* _Requirement_
Copy each line exactly. Drop every picture.

* _Source excerpt_
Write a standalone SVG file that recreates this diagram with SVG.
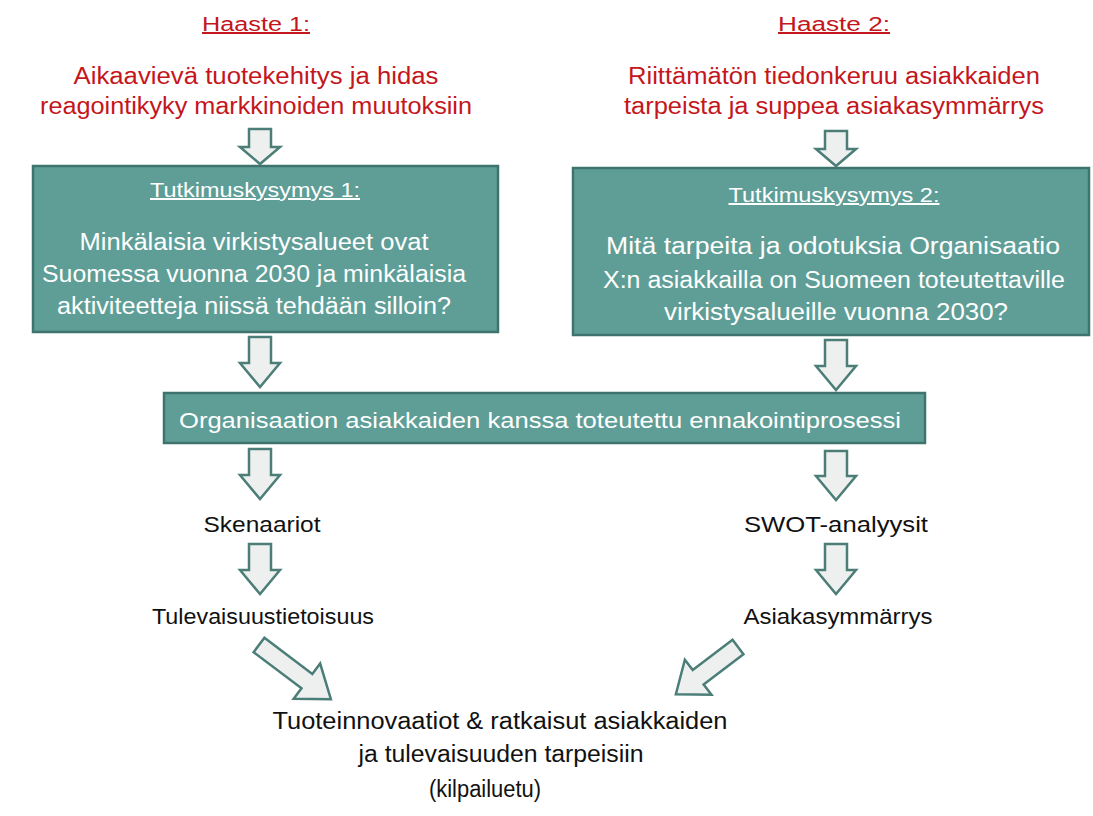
<svg xmlns="http://www.w3.org/2000/svg" width="1093" height="816" viewBox="0 0 1093 816">
<style>
.red{font-family:"Liberation Sans",Arial,sans-serif;fill:#C4161C;text-anchor:middle}
.wt{font-family:"Liberation Sans",Arial,sans-serif;fill:#FFFFFF;text-anchor:middle}
.bk{font-family:"Liberation Sans",Arial,sans-serif;fill:#111111;text-anchor:middle}
.box{fill:#5E9E97;stroke:#3F736D;stroke-width:2.5}
.arr{fill:#EEF0F0;stroke:#4C7E78;stroke-width:2.5;stroke-linejoin:miter}
.ul{text-decoration:underline}
</style>
<rect width="1093" height="816" fill="#FFFFFF"/>
<g id="haaste1">
<text class="red ul" x="256" y="31" font-size="20" textLength="108" lengthAdjust="spacingAndGlyphs">Haaste 1:</text>
<text class="red" x="256" y="84" font-size="23" textLength="365" lengthAdjust="spacingAndGlyphs">Aikaavievä tuotekehitys ja hidas</text>
<text class="red" x="256" y="114" font-size="23" textLength="432" lengthAdjust="spacingAndGlyphs">reagointikyky markkinoiden muutoksiin</text>
</g>
<g id="haaste2">
<text class="red ul" x="834" y="31" font-size="20" textLength="112" lengthAdjust="spacingAndGlyphs">Haaste 2:</text>
<text class="red" x="834" y="84" font-size="23" textLength="412" lengthAdjust="spacingAndGlyphs">Riittämätön tiedonkeruu asiakkaiden</text>
<text class="red" x="834" y="114" font-size="23" textLength="420" lengthAdjust="spacingAndGlyphs">tarpeista ja suppea asiakasymmärrys</text>
</g>
<g id="tk1">
<rect class="box" x="33" y="166" width="465" height="166"/>
<text class="wt ul" x="255" y="197" font-size="20" textLength="210" lengthAdjust="spacingAndGlyphs">Tutkimuskysymys 1:</text>
<text class="wt" x="254" y="250" font-size="23" textLength="349" lengthAdjust="spacingAndGlyphs">Minkälaisia virkistysalueet ovat</text>
<text class="wt" x="254" y="282" font-size="23" textLength="424" lengthAdjust="spacingAndGlyphs">Suomessa vuonna 2030 ja minkälaisia</text>
<text class="wt" x="254" y="314" font-size="23" textLength="394" lengthAdjust="spacingAndGlyphs">aktiviteetteja niissä tehdään silloin?</text>
</g>
<g id="tk2">
<rect class="box" x="573" y="168" width="516" height="167"/>
<text class="wt ul" x="834" y="202" font-size="20" textLength="211" lengthAdjust="spacingAndGlyphs">Tutkimuskysymys 2:</text>
<text class="wt" x="833" y="254" font-size="23" textLength="454" lengthAdjust="spacingAndGlyphs">Mitä tarpeita ja odotuksia Organisaatio</text>
<text class="wt" x="834" y="288" font-size="23" textLength="462" lengthAdjust="spacingAndGlyphs">X:n asiakkailla on Suomeen toteutettaville</text>
<text class="wt" x="836" y="320" font-size="23" textLength="344" lengthAdjust="spacingAndGlyphs">virkistysalueille vuonna 2030?</text>
</g>
<g id="prosessi">
<rect class="box" x="164" y="393" width="761" height="50"/>
<text class="wt" x="540" y="428" font-size="22" textLength="722" lengthAdjust="spacingAndGlyphs">Organisaation asiakkaiden kanssa toteutettu ennakointiprosessi</text>
</g>
<g id="skenaariot"><text class="bk" x="262" y="532" font-size="22" textLength="117" lengthAdjust="spacingAndGlyphs">Skenaariot</text></g>
<g id="swot"><text class="bk" x="836" y="532" font-size="22" textLength="184" lengthAdjust="spacingAndGlyphs">SWOT-analyysit</text></g>
<g id="tulevaisuustietoisuus"><text class="bk" x="263" y="624" font-size="22" textLength="222" lengthAdjust="spacingAndGlyphs">Tulevaisuustietoisuus</text></g>
<g id="asiakasymmarrys"><text class="bk" x="838" y="624" font-size="22" textLength="189" lengthAdjust="spacingAndGlyphs">Asiakasymmärrys</text></g>
<g id="tulos">
<text class="bk" x="500" y="729" font-size="23" textLength="455" lengthAdjust="spacingAndGlyphs">Tuoteinnovaatiot &amp; ratkaisut asiakkaiden</text>
<text class="bk" x="501" y="762" font-size="23" textLength="285" lengthAdjust="spacingAndGlyphs">ja tulevaisuuden tarpeisiin</text>
<text class="bk" x="485" y="797" font-size="23" textLength="112" lengthAdjust="spacingAndGlyphs">(kilpailuetu)</text>
</g>
<g id="connectors">
<path class="arr" d="M249,129H271V147H280L260,164L240,147H249Z"/>
<path class="arr" d="M825,131H847V149H856L836,166L816,149H825Z"/>
<path class="arr" d="M249,337H271V363H280L260,387L240,363H249Z"/>
<path class="arr" d="M825,340H847V366H856L836,390L816,366H825Z"/>
<path class="arr" d="M249,449H271V475H280L260,499L240,475H249Z"/>
<path class="arr" d="M825,451H847V476H856L836,500L816,476H825Z"/>
<path class="arr" d="M249,544H271V570H280L260,594L240,570H249Z"/>
<path class="arr" d="M825,544H847V570H856L836,594L816,570H825Z"/>
<path class="arr" transform="translate(259,645) rotate(37)" d="M0,-9H60V-22L90,0L60,22V9H0Z"/>
<path class="arr" transform="translate(738,647) rotate(142.8)" d="M0,-9H50V-22L78,0L50,22V9H0Z"/>
</g>
</svg>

* _Solution_
Write a standalone SVG file that recreates this diagram with SVG.
<svg xmlns="http://www.w3.org/2000/svg" width="1093" height="816" viewBox="0 0 1093 816">
<style>
.red{font-family:"Liberation Sans",Arial,sans-serif;fill:#C4161C;text-anchor:middle}
.wt{font-family:"Liberation Sans",Arial,sans-serif;fill:#FFFFFF;text-anchor:middle}
.bk{font-family:"Liberation Sans",Arial,sans-serif;fill:#111111;text-anchor:middle}
.box{fill:#5E9E97;stroke:#3F736D;stroke-width:2.5}
.arr{fill:#EEF0F0;stroke:#4C7E78;stroke-width:2.5;stroke-linejoin:miter}
.ul{text-decoration:underline}
</style>
<rect width="1093" height="816" fill="#FFFFFF"/>
<g id="haaste1">
<text class="red ul" x="256" y="31" font-size="20" textLength="108" lengthAdjust="spacingAndGlyphs">Haaste 1:</text>
<text class="red" x="256" y="84" font-size="23" textLength="365" lengthAdjust="spacingAndGlyphs">Aikaavievä tuotekehitys ja hidas</text>
<text class="red" x="256" y="114" font-size="23" textLength="432" lengthAdjust="spacingAndGlyphs">reagointikyky markkinoiden muutoksiin</text>
</g>
<g id="haaste2">
<text class="red ul" x="834" y="31" font-size="20" textLength="112" lengthAdjust="spacingAndGlyphs">Haaste 2:</text>
<text class="red" x="834" y="84" font-size="23" textLength="412" lengthAdjust="spacingAndGlyphs">Riittämätön tiedonkeruu asiakkaiden</text>
<text class="red" x="834" y="114" font-size="23" textLength="420" lengthAdjust="spacingAndGlyphs">tarpeista ja suppea asiakasymmärrys</text>
</g>
<g id="tk1">
<rect class="box" x="33" y="166" width="465" height="166"/>
<text class="wt ul" x="255" y="197" font-size="20" textLength="210" lengthAdjust="spacingAndGlyphs">Tutkimuskysymys 1:</text>
<text class="wt" x="254" y="250" font-size="23" textLength="349" lengthAdjust="spacingAndGlyphs">Minkälaisia virkistysalueet ovat</text>
<text class="wt" x="254" y="282" font-size="23" textLength="424" lengthAdjust="spacingAndGlyphs">Suomessa vuonna 2030 ja minkälaisia</text>
<text class="wt" x="254" y="314" font-size="23" textLength="394" lengthAdjust="spacingAndGlyphs">aktiviteetteja niissä tehdään silloin?</text>
</g>
<g id="tk2">
<rect class="box" x="573" y="168" width="516" height="167"/>
<text class="wt ul" x="834" y="202" font-size="20" textLength="211" lengthAdjust="spacingAndGlyphs">Tutkimuskysymys 2:</text>
<text class="wt" x="833" y="254" font-size="23" textLength="454" lengthAdjust="spacingAndGlyphs">Mitä tarpeita ja odotuksia Organisaatio</text>
<text class="wt" x="834" y="288" font-size="23" textLength="462" lengthAdjust="spacingAndGlyphs">X:n asiakkailla on Suomeen toteutettaville</text>
<text class="wt" x="836" y="320" font-size="23" textLength="344" lengthAdjust="spacingAndGlyphs">virkistysalueille vuonna 2030?</text>
</g>
<g id="prosessi">
<rect class="box" x="164" y="393" width="761" height="50"/>
<text class="wt" x="540" y="428" font-size="22" textLength="722" lengthAdjust="spacingAndGlyphs">Organisaation asiakkaiden kanssa toteutettu ennakointiprosessi</text>
</g>
<g id="skenaariot"><text class="bk" x="262" y="532" font-size="22" textLength="117" lengthAdjust="spacingAndGlyphs">Skenaariot</text></g>
<g id="swot"><text class="bk" x="836" y="532" font-size="22" textLength="184" lengthAdjust="spacingAndGlyphs">SWOT-analyysit</text></g>
<g id="tulevaisuustietoisuus"><text class="bk" x="263" y="624" font-size="22" textLength="222" lengthAdjust="spacingAndGlyphs">Tulevaisuustietoisuus</text></g>
<g id="asiakasymmarrys"><text class="bk" x="838" y="624" font-size="22" textLength="189" lengthAdjust="spacingAndGlyphs">Asiakasymmärrys</text></g>
<g id="tulos">
<text class="bk" x="500" y="729" font-size="23" textLength="455" lengthAdjust="spacingAndGlyphs">Tuoteinnovaatiot &amp; ratkaisut asiakkaiden</text>
<text class="bk" x="501" y="762" font-size="23" textLength="285" lengthAdjust="spacingAndGlyphs">ja tulevaisuuden tarpeisiin</text>
<text class="bk" x="485" y="797" font-size="23" textLength="112" lengthAdjust="spacingAndGlyphs">(kilpailuetu)</text>
</g>
<g id="connectors">
<path class="arr" d="M249,129H271V147H280L260,164L240,147H249Z"/>
<path class="arr" d="M825,131H847V149H856L836,166L816,149H825Z"/>
<path class="arr" d="M249,337H271V363H280L260,387L240,363H249Z"/>
<path class="arr" d="M825,340H847V366H856L836,390L816,366H825Z"/>
<path class="arr" d="M249,449H271V475H280L260,499L240,475H249Z"/>
<path class="arr" d="M825,451H847V476H856L836,500L816,476H825Z"/>
<path class="arr" d="M249,544H271V570H280L260,594L240,570H249Z"/>
<path class="arr" d="M825,544H847V570H856L836,594L816,570H825Z"/>
<path class="arr" transform="translate(259,645) rotate(37)" d="M0,-9H60V-22L90,0L60,22V9H0Z"/>
<path class="arr" transform="translate(738,647) rotate(142.8)" d="M0,-9H50V-22L78,0L50,22V9H0Z"/>
</g>
</svg>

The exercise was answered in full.